The majority opinion denies Spicer and Holstein their rights to full adjudication of their property interest in this matter. The conclusion reached by the majority is *345especially bothersome because both Spicer and Holstein allegedly attempted to redeem the property prior to filing their respective motions to intervene. I would conclude that the trial court improperly denied Spicer’s and Holstein’s motions to intervene in this action.

I would reverse the judgment of the trial court and remand this case for further proceedings.

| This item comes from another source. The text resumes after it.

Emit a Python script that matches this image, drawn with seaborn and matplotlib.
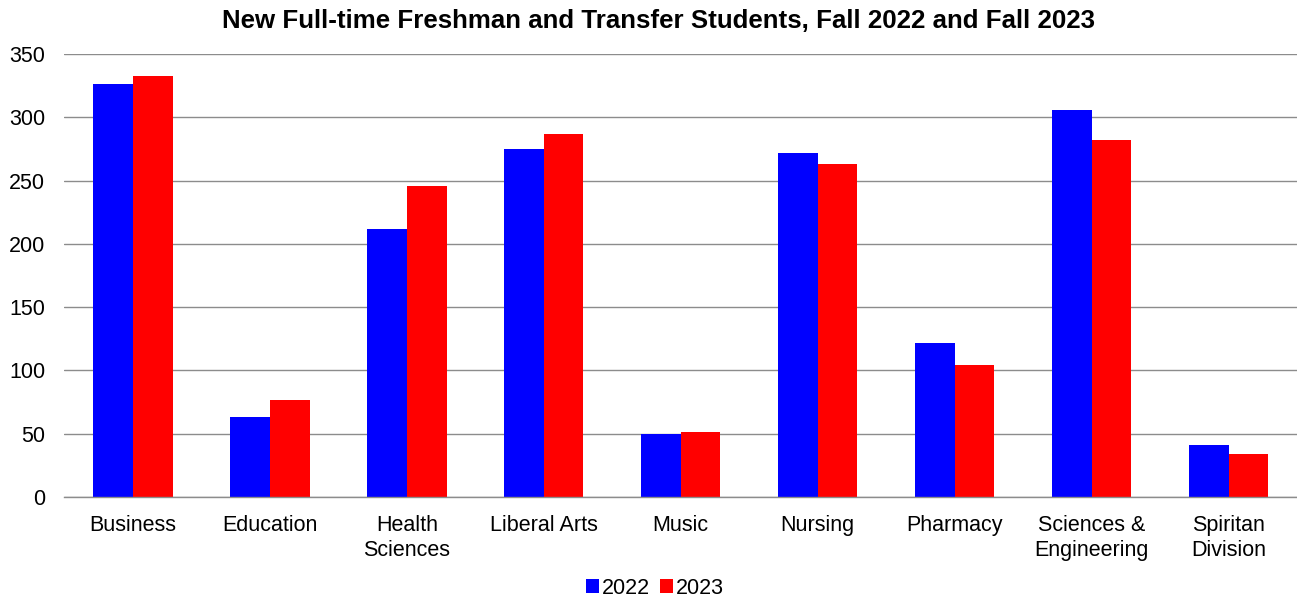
import matplotlib
matplotlib.use("Agg")
import matplotlib.pyplot as plt
import seaborn as sns
import pandas as pd
import numpy as np

categories = ["Business", "Education", "Health\nSciences", "Liberal Arts", "Music",
              "Nursing", "Pharmacy", "Sciences &\nEngineering", "Spiritan\nDivision"]
values_2022 = [326, 63, 212, 275, 50, 272, 122, 306, 41]
values_2023 = [333, 77, 246, 287, 51, 263, 104, 282, 34]
series_names = ["2022", "2023"]
colors = ["#0000FF", "#FF0000"]
yticks = [0, 50, 100, 150, 200, 250, 300, 350]
title = "New Full-time Freshman and Transfer Students, Fall 2022 and Fall 2023"

df = pd.DataFrame({
    "category": categories * 2,
    "value": values_2022 + values_2023,
    "year": [series_names[0]] * len(categories) + [series_names[1]] * len(categories),
})

sns.set_theme(style="white")
plt.rcParams["font.family"] = ["Liberation Sans", "DejaVu Sans"]
plt.rcParams["text.color"] = "black"
plt.rcParams["xtick.color"] = "black"
plt.rcParams["ytick.color"] = "black"
plt.rcParams["xtick.labelcolor"] = "black"
plt.rcParams["ytick.labelcolor"] = "black"

fig = plt.figure(figsize=(12.97, 5.97), dpi=100)
ax = fig.add_axes([0.0497, 0.1675, 0.9503, 0.742])

sns.barplot(data=df, x="category", y="value", hue="year", palette=colors,
            width=0.58, gap=0, saturation=1, ax=ax, legend=True, linewidth=0)

ax.set_xlim(-0.5, len(categories) - 0.5)
ax.set_ylim(0, 350)
ax.set_yticks(yticks)
ax.set_yticklabels([str(t) for t in yticks], fontsize=15.5)
ax.yaxis.grid(True, color="#8c8c8c", linewidth=1.0)
ax.set_axisbelow(True)
ax.tick_params(axis="y", length=0, pad=14)
ax.set_xticks(range(len(categories)))
ax.set_xticklabels(categories, fontsize=15.5, linespacing=1.25)
ax.tick_params(axis="x", which="major", length=0, pad=13)
ax.set_xticks(np.arange(-0.5, len(categories), 1.0), minor=True)
ax.tick_params(axis="x", which="minor", length=6, color="#8c8c8c", width=1, direction="out")
ax.set_xlabel("")
ax.set_ylabel("")
for s in ["left", "top", "right"]:
    ax.spines[s].set_visible(False)
ax.spines["bottom"].set_color("#8c8c8c")
ax.spines["bottom"].set_linewidth(1)

fig.suptitle(title, fontsize=18.6, fontweight="bold", x=0.508, y=0.985, color="black")

handles, labels = ax.get_legend_handles_labels()
ax.get_legend().remove()
fig.legend(handles, labels, loc="lower center", bbox_to_anchor=(0.505, -0.035), ncol=2,
           frameon=False, fontsize=15.5, handlelength=0.6, handleheight=0.6,
           handletextpad=0.1, columnspacing=0.5)

fig.savefig("out.png", dpi=100)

The doctrine of equitable subrogation is designed to promote and accomplish justice, and is the mode that equity adopts to compel the ultimate payment of a debt by one who, in justice, equity, and good conscience, should pay it As now applied, the doctrine includes instances in which one person, not acting as a mere volunteer or intruder, pays a debt for which another is primarily liable, and which in equity and good conscience should have been discharged by the latter. Westchester Fire Ins. Co. v. Allstate Ins. Co., 236 Conn. 362, 371, 672 A.2d 959 (1996).

The pleadings suggest that the plaintiff had a significant incentive to refuse the proposed party defendants’ offers to redeem. The plaintiff held a $700,000 certificate of attachment on the premises that was subsequent and subordinate to the mortgage’s being foreclosed.